England had started brightly in a blur of passing and movement and could have been two goals up inside the first four minutes.
First Jordan Henderson’s lofted first-time pass released Dele Alli and when the ball eventually broke to Jesse Lingard he saw his shot from six yards saved by the outstretched left boot of Mouez Hassen in the Tunisia goal.
Kane had been kept quiet in the opening salvos but he exploded into action in the 11th minute when he cut inside from the left and saw his shot from the edge of the box deflected wide for a corner.
Ashley Young delivered the set piece for John Stones to rise highest and meet with a powerful header. Hassen saved acrobatically but Kane was on hand to tap home the rebound with his right foot and open his World Cup account.
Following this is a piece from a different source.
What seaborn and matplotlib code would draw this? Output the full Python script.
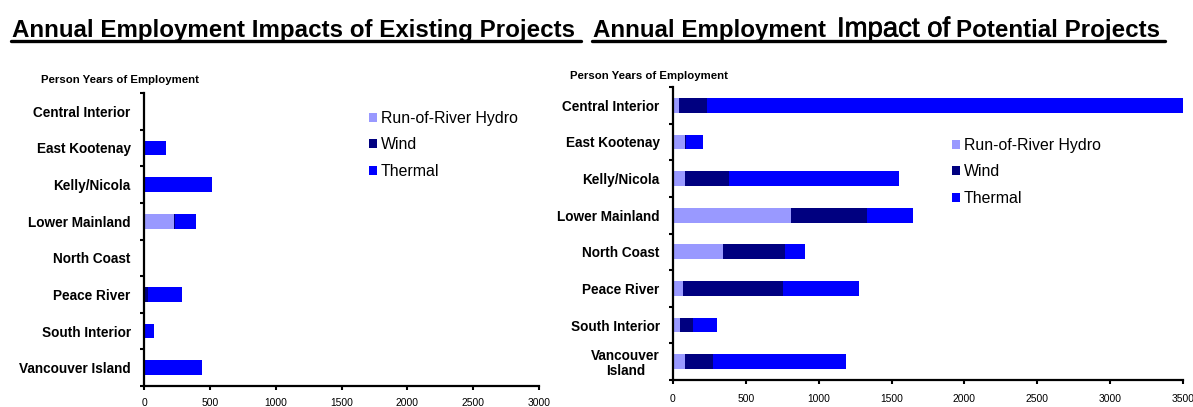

Hassen, who had injured his left shoulder making an earlier save, could not continue and left the field in tears as he was replaced in goal by Farouk Ben Mustapha.
England continued to press and were made to pay for not converting a succession of chances when they conceded a soft penalty.
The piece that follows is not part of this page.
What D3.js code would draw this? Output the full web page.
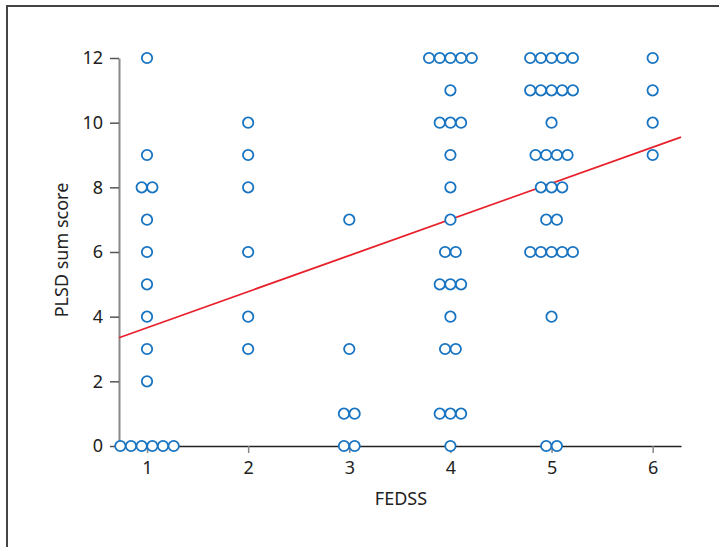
<!DOCTYPE html>
<html lang="en">
  <head>
    <meta charset="UTF-8" />
    <title>PLSD sum score vs FEDSS</title>
    <style>
      body {
        margin: 0;
        background: #ffffff;
        font-family: "Noto Sans", sans-serif;
      }
    </style>
    <script src="https://d3js.org/d3.v7.min.js"></script>
  </head>
  <body>
    <svg id="chart"></svg>
    <script>
      // PLSD sum scores per FEDSS level (one entry per patient)
      const fedss1 = [12, 9, 8, 8, 7, 6, 5, 4, 3, 2, 0, 0, 0, 0, 0, 0];
      const fedss2 = [10, 9, 8, 6, 4, 3];
      const fedss3 = [7, 3, 1, 1, 0, 0];
      const fedss4 = [12, 12, 12, 12, 12, 11, 10, 10, 10, 9, 8, 7, 6, 6, 5, 5, 5, 4, 3, 3, 1, 1, 1, 0];
      const fedss5 = [12, 12, 12, 12, 12, 11, 11, 11, 11, 11, 10, 9, 9, 9, 9, 8, 8, 8, 7, 7, 6, 6, 6, 6, 6, 4, 0, 0];
      const fedss6 = [12, 11, 10, 9];

      const xTicks = [1, 2, 3, 4, 5, 6];
      const yTicks = [0, 2, 4, 6, 8, 10, 12];

      // fitted regression line
      const fitIntercept = 2.54;
      const fitSlope = 1.117;

      const width = 719;
      const height = 547;
      const margin = { top: 58, right: 38, bottom: 101, left: 119 };

      const svg = d3.select("#chart").attr("width", width).attr("height", height);

      // frame (top and left edges only)
      svg.append("path")
        .attr("d", `M7,${height} V6 H${width}`)
        .attr("fill", "none")
        .attr("stroke", "#444")
        .attr("stroke-width", 2);

      const x = d3.scaleLinear()
        .domain([0.723, 6.28])
        .range([margin.left, width - margin.right]);

      const y = d3.scaleLinear()
        .domain([0, 12])
        .range([height - margin.bottom, margin.top]);

      // x axis
      const xAxis = svg.append("g")
        .attr("transform", `translate(0,${y(0)})`)
        .call(d3.axisBottom(x).tickValues(xTicks).tickFormat(d3.format("d"))
          .tickSize(7).tickPadding(8).tickSizeOuter(0));
      xAxis.select(".domain").attr("stroke", "#222").attr("stroke-width", 1.5);
      xAxis.selectAll(".tick line").attr("stroke", "#888").attr("stroke-width", 1.5);

      // y axis
      const yAxis = svg.append("g")
        .attr("transform", `translate(${x.range()[0]},0)`)
        .call(d3.axisLeft(y).tickValues(yTicks).tickFormat(d3.format("d"))
          .tickSize(9).tickPadding(7).tickSizeOuter(0));
      yAxis.select(".domain").attr("stroke", "#888").attr("stroke-width", 2);
      yAxis.selectAll(".tick line").attr("stroke", "#555").attr("stroke-width", 1.5);

      svg.selectAll(".tick text")
        .attr("font-family", "'Noto Sans', sans-serif")
        .attr("font-size", 18)
        .attr("fill", "#222");

      // axis titles
      svg.append("text")
        .attr("x", 401)
        .attr("y", 505)
        .attr("text-anchor", "middle")
        .attr("font-size", 18)
        .attr("fill", "#222")
        .text("FEDSS");

      svg.append("text")
        .attr("transform", `translate(68,${y(6) - 2}) rotate(-90)`)
        .attr("text-anchor", "middle")
        .attr("font-size", 18)
        .attr("fill", "#222")
        .text("PLSD sum score");

      // regression line
      const [x0, x1] = x.domain();
      svg.append("line")
        .attr("x1", x(x0))
        .attr("y1", y(fitIntercept + fitSlope * x0))
        .attr("x2", x(x1))
        .attr("y2", y(fitIntercept + fitSlope * x1))
        .attr("stroke", "#e8202a")
        .attr("stroke-width", 1.8);

      // points: equal values at one FEDSS level are spread side by side
      const groups = [fedss1, fedss2, fedss3, fedss4, fedss5, fedss6];
      const step = 10.67;
      const points = [];
      groups.forEach((vals, gi) => {
        const level = xTicks[gi];
        d3.groups(vals, (v) => v).forEach(([v, arr]) => {
          arr.forEach((_, i) => {
            points.push({ level, value: v, offset: (i - (arr.length - 1) / 2) * step });
          });
        });
      });

      svg.append("g")
        .selectAll("circle")
        .data(points)
        .join("circle")
        .attr("cx", (d) => x(d.level) + d.offset)
        .attr("cy", (d) => y(d.value))
        .attr("r", 5.2)
        .attr("fill", "#fff")
        .attr("stroke", "#1874c1")
        .attr("stroke-width", 1.8);
    </script>
  </body>
</html>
Kyle Walker swung a lazy arm across Fakhreddine Ben Youssef who fell as if poleaxed and Colombian referee Wilmar Roldan pointed to the spot, with his decision being upheld by the VAR.
Ferjani Sassi took one step and fired home confidently past the hitherto unemployed Jordan Pickford and Tunisia who had been outplayed for the first half-hour were somehow level 10 minutes before half-time.
Still there was time for Lingard to come close again twice, first from a goalbound shot and then a dink over the keeper which agonizingly struck the post.
Alli too hit the woodwork with a header and England went into half-time wondering how they had not sealed victory already.
England still enjoyed the lion’s share of possession but could not find the same zip and penetration they had enjoyed at the start of the first half.
The ineffective Sterling gave way to Marcus Rashford with just over 20 minutes to go and the Manchester United man almost fashioned a chance straight away with a jinking run into the box.